Bursting with love poop

This is what I tell my dog when I talk to her, asking her if she is bursting with love poop except in a voice that would land me the role of a lifetime as a leader of a castrata army that sings and dances their way to victory of 6,000 computer generated Norse gods.  I have a belief that come December 21, 2012 when Quetzecoatal returns with Jesus in sort of a Supertour sponsored by State Farm Insurance both of them will appear on national TV, maybe co-host SNL and during their opening monologue where Alec Baldwin drops by for a cameo both of them will unzip their bodies and a bunch of wiener dog puppies will  spill out and run around and for twenty four hours control all of our minds and the whole planet will strip naked, eat whatever they can find and sniff and hump and be adorable.  The Mayans knew it; just because they cast shit in stone doesn’t mean it’s true; nothing’s written in stone, especially if it’s written in stone.  This is my vision, as fed to me by Cairn Terrier. The truth is I want to be in a room full of wiener dog puppies. I think it would be very healing.

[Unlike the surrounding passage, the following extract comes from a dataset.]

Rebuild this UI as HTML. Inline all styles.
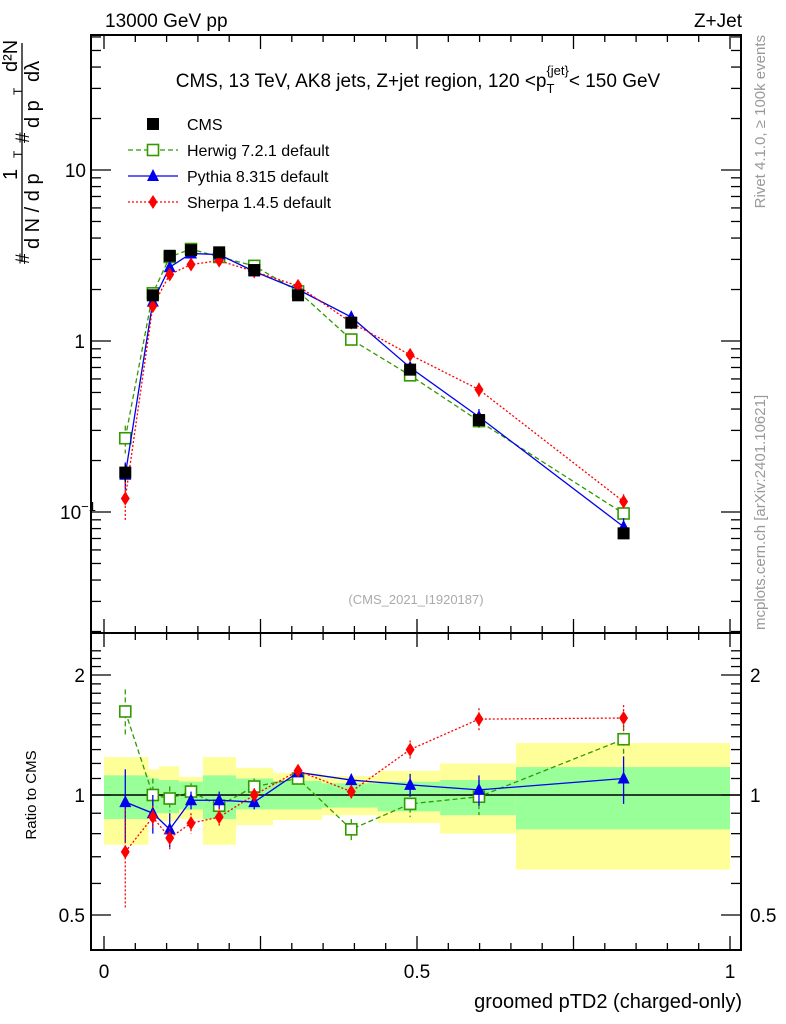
<!DOCTYPE html>
<html><head><meta charset="utf-8"><style>
body{margin:0;background:#fff;}
svg{display:block;font-family:"Liberation Sans",sans-serif;}
</style></head><body>
<svg id="c" width="786" height="1024" viewBox="0 0 786 1024">
<text x="105" y="27" font-size="19">13000 GeV pp</text>
<text x="742" y="27" font-size="19" text-anchor="end">Z+Jet</text>
<text x="418" y="87" font-size="19" text-anchor="middle">CMS, 13 TeV, AK8 jets, Z+jet region, 120 &lt;p<tspan font-size="13" dy="6">T</tspan><tspan font-size="13" dy="-18" dx="-8">{jet}</tspan><tspan dy="12">&lt; 150 GeV</tspan></text>
<text transform="translate(765,35) rotate(-90)" font-size="15" fill="#999" text-anchor="end">Rivet 4.1.0, ≥ 100k events</text>
<text transform="translate(765,630) rotate(-90)" font-size="15" fill="#999">mcplots.cern.ch [arXiv:2401.10621]</text>
<text x="416" y="604" font-size="13" fill="#aaa" text-anchor="middle">(CMS_2021_I1920187)</text>
<text x="742" y="1008" font-size="20" text-anchor="end">groomed pTD2 (charged-only)</text>
<text transform="translate(36,795) rotate(-90)" font-size="15" text-anchor="middle">Ratio to CMS</text>
<g>
<line x1="22" y1="43" x2="22" y2="262" stroke="#000" stroke-width="1.3"/>
<text transform="translate(29,264) rotate(-90)" font-size="19">#</text>
<text transform="translate(29,143) rotate(-90)" font-size="19">#</text>
<text transform="translate(39,249) rotate(-90)" font-size="20">d N / d p</text>
<text transform="translate(22,158) rotate(-90)" font-size="12">T</text>
<text transform="translate(39,128) rotate(-90)" font-size="20">d p</text>
<text transform="translate(22,95) rotate(-90)" font-size="12">T</text>
<text transform="translate(39,82) rotate(-90)" font-size="20">dλ</text>
<text transform="translate(17,180) rotate(-90)" font-size="20">1</text>
<text transform="translate(17,72) rotate(-90)" font-size="20">d²N</text>
</g>
<g id="g"></g>
</svg>
<script>
const xs=[0.034,0.078,0.105,0.139,0.184,0.240,0.310,0.395,0.489,0.599,0.830];
const cmsVals=[0.17,1.85,3.15,3.4,3.3,2.6,1.85,1.28,0.68,0.345,0.075];
const cmsErr=[0.02,0.12,0.15,0.12,0.12,0.1,0.07,0.07,0.04,0.03,0.005];
const herwigVals=[0.27,1.9,3.1,3.45,3.1,2.75,1.95,1.02,0.63,0.34,0.098];
const herwigErr=[0.05,0.15,0.15,0.12,0.12,0.1,0.08,0.05,0.04,0.03,0.008];
const pythiaVals=[0.165,1.7,2.7,3.25,3.2,2.55,2.0,1.38,0.7,0.36,0.082];
const pythiaErr=[0.03,0.12,0.15,0.12,0.12,0.1,0.08,0.07,0.05,0.04,0.01];
const sherpaVals=[0.12,1.6,2.45,2.8,2.95,2.55,2.1,1.28,0.83,0.52,0.115];
const sherpaErr=[0.03,0.12,0.12,0.12,0.12,0.1,0.08,0.07,0.06,0.05,0.012];
const herwigRatio=[1.62,1.0,0.98,1.02,0.94,1.05,1.10,0.82,0.95,0.99,1.38];
const herwigRatioErr=[0.22,0.1,0.07,0.05,0.05,0.05,0.05,0.05,0.07,0.1,0.12];
const pythiaRatio=[0.96,0.9,0.82,0.97,0.97,0.96,1.14,1.09,1.06,1.03,1.10];
const pythiaRatioErr=[0.2,0.1,0.08,0.05,0.05,0.04,0.03,0.04,0.07,0.09,0.15];
const sherpaRatio=[0.72,0.88,0.78,0.85,0.88,1.0,1.15,1.02,1.3,1.55,1.56];
const sherpaRatioErr=[0.2,0.06,0.05,0.05,0.05,0.04,0.04,0.04,0.07,0.1,0.12];
const binEdges=[0,0.071,0.088,0.120,0.158,0.211,0.270,0.348,0.437,0.537,0.658,1.0];
const yellowHi=[1.245,1.16,1.18,1.11,1.245,1.17,1.135,1.116,1.15,1.2,1.35];
const yellowLo=[0.75,0.87,0.86,0.87,0.75,0.84,0.865,0.89,0.85,0.80,0.65];
const greenHi=[1.12,1.1,1.09,1.08,1.12,1.1,1.085,1.07,1.08,1.09,1.175];
const greenLo=[0.87,0.9,0.9,0.92,0.87,0.92,0.92,0.93,0.91,0.89,0.82];
const xTicks=[0,0.5,1];const xTickLabels=["0","0.5","1"];
const ratioTicks=[0.5,1,2];const ratioTickLabels=["0.5","1","2"];

const NS="http://www.w3.org/2000/svg",G=document.getElementById('g');
const L=91,R=741,T1=35,B1=633,B2=950;
const X=v=>104+626*v;
const Y=v=>341-171*Math.log10(v);
const YR=v=>795-120*Math.log2(v);
function el(t,a,p){const e=document.createElementNS(NS,t);for(const k in a)e.setAttribute(k,a[k]);(p||G).appendChild(e);return e;}
for(let i=0;i<binEdges.length-1;i++){
 const y=el('rect',{x:X(binEdges[i]),y:YR(yellowHi[i]),width:X(binEdges[i+1])-X(binEdges[i]),height:YR(yellowLo[i])-YR(yellowHi[i]),fill:'#ffff99'});
 
 
 const g=el('rect',{x:X(binEdges[i]),y:YR(greenHi[i]),width:X(binEdges[i+1])-X(binEdges[i]),height:YR(greenLo[i])-YR(greenHi[i]),fill:'#99ff99'});
 
 
}
el('line',{x1:L,x2:R,y1:YR(1),y2:YR(1),stroke:'#000','stroke-width':1.5});
el('rect',{x:L,y:T1,width:R-L,height:B1-T1,fill:'none',stroke:'#000','stroke-width':2});
el('rect',{x:L,y:B1,width:R-L,height:B2-B1,fill:'none',stroke:'#000','stroke-width':2});
for(let i=0;i<=20;i++){const v=i*0.05,len=(i%5==0)?14:7;
 for(const [yb,d] of [[B1,-1],[B2,-1],[T1,1],[B1,1]]) el('line',{x1:X(v),x2:X(v),y1:yb,y2:yb+d*len,stroke:'#000','stroke-width':1.3});}
xTicks.forEach((v,i)=>{const t=el('text',{x:X(v),y:978,'font-size':19,'text-anchor':'middle'});t.textContent=xTickLabels[i];
 
 });
for(let d=-2;d<=1;d++)for(let m=1;m<=9;m++){const v=m*Math.pow(10,d),y=Y(v);if(y<T1||y>B1)continue;const len=m==1?20:10;
 el('line',{x1:L,x2:L+len,y1:y,y2:y,stroke:'#000','stroke-width':1.3});el('line',{x1:R,x2:R-len,y1:y,y2:y,stroke:'#000','stroke-width':1.3});}
[[0.1,'10'],[1,'1'],[10,'10']].forEach(([v,s],i)=>{const t=el('text',{x:i==0?60:(i==1?85:86),y:Y(v)+7,'font-size':19,'text-anchor':i==0?'start':'end'});
 t.textContent=s;if(i==0){const sp=el('tspan',{dy:-8,'font-size':13},t);sp.textContent='−1';}
 
 });
for(let v=0.3;v<=2.4;v+=0.1){const y=YR(v);if(y<B1||y>B2)continue;const maj=ratioTicks.some(t=>Math.abs(t-v)<1e-6);const len=maj?20:10;
 el('line',{x1:L,x2:L+len,y1:y,y2:y,stroke:'#000','stroke-width':1.3});el('line',{x1:R,x2:R-len,y1:y,y2:y,stroke:'#000','stroke-width':1.3});}
ratioTicks.forEach((v,i)=>{for(const [x,a] of [[85,'end'],[750,'start']]){const t=el('text',{x,y:YR(v)+7,'font-size':19,'text-anchor':a});t.textContent=ratioTickLabels[i];
 
 }});
function marker(type,x,y,c){
 if(type=='sq')return el('rect',{x:x-6,y:y-6,width:12,height:12,fill:'#000'});
 if(type=='osq')return el('rect',{x:x-5.5,y:y-5.5,width:11,height:11,fill:'#fff',stroke:c,'stroke-width':1.6});
 if(type=='tri')return el('path',{d:`M${x},${y-7}L${x+6},${y+5}L${x-6},${y+5}Z`,fill:c});
 return el('path',{d:`M${x},${y-7}L${x+4.5},${y}L${x},${y+7}L${x-4.5},${y}Z`,fill:c});
}
function series(name,vals,errs,Yf,c,dash,type,line){
 if(line){const p=el('polyline',{points:vals.map((v,i)=>X(xs[i])+','+Yf(v)).join(' '),fill:'none',stroke:c,'stroke-width':1.3,'stroke-dasharray':dash});
  
  }
 vals.forEach((v,i)=>{const x=X(xs[i]);
  const e=el('line',{x1:x,x2:x,y1:Yf(v+errs[i]),y2:Yf(Math.max(v-errs[i],1e-3)),stroke:c,'stroke-width':1.3,'stroke-dasharray':dash});
  
  
  const m=marker(type,x,Yf(v),c);
  
  });
}
series('herwig',herwigVals,herwigErr,Y,'#339900','5,3','osq',true);
series('pythia',pythiaVals,pythiaErr,Y,'#0000ee','','tri',true);
series('sherpa',sherpaVals,sherpaErr,Y,'#ff0000','2,2','dia',true);
series('cms',cmsVals,cmsErr,Y,'#000','','sq',false);
series('herwig-ratio',herwigRatio,herwigRatioErr,YR,'#339900','5,3','osq',true);
series('pythia-ratio',pythiaRatio,pythiaRatioErr,YR,'#0000ee','','tri',true);
series('sherpa-ratio',sherpaRatio,sherpaRatioErr,YR,'#ff0000','2,2','dia',true);
const leg=[['CMS','#000','','sq',false],['Herwig 7.2.1 default','#339900','5,3','osq',true],['Pythia 8.315 default','#0000ee','','tri',true],['Sherpa 1.4.5 default','#ff0000','2,2','dia',true]];
leg.forEach((l,i)=>{const y=124+26*i;
 if(l[4]){const ln=el('line',{x1:128,x2:178,y1:y,y2:y,stroke:l[1],'stroke-width':1.3,'stroke-dasharray':l[2]});
  
  }
 marker(l[3],153,y,l[1]);
 const t=el('text',{x:187,y:y+6,'font-size':16});t.textContent=l[0];
 
 });
</script>
</body></html>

I am also going to start keeping track of commercials that use couples who take subtle digs at each other to keep divorce lawyer business and handgun sales robust. I was watching another ad for a cell phone and the girlfriend said something to the effect of ‘my hubby/boyfriend/secret enemy never does this right…’ or something horrible. I’m getting a notebook right now and putting it by the TV….ok that’s done.

On another foreign note drifting by the tune, I wish my birthmother a happy holiday.  I wish my birth father a happy holiday. I sent out a personal energetic transdimensional greeting card and hope one day there’s a little crack in the windowless shack and one reaches out. I also wish my birthfather’s wife a big sweeping breath of mental clarity.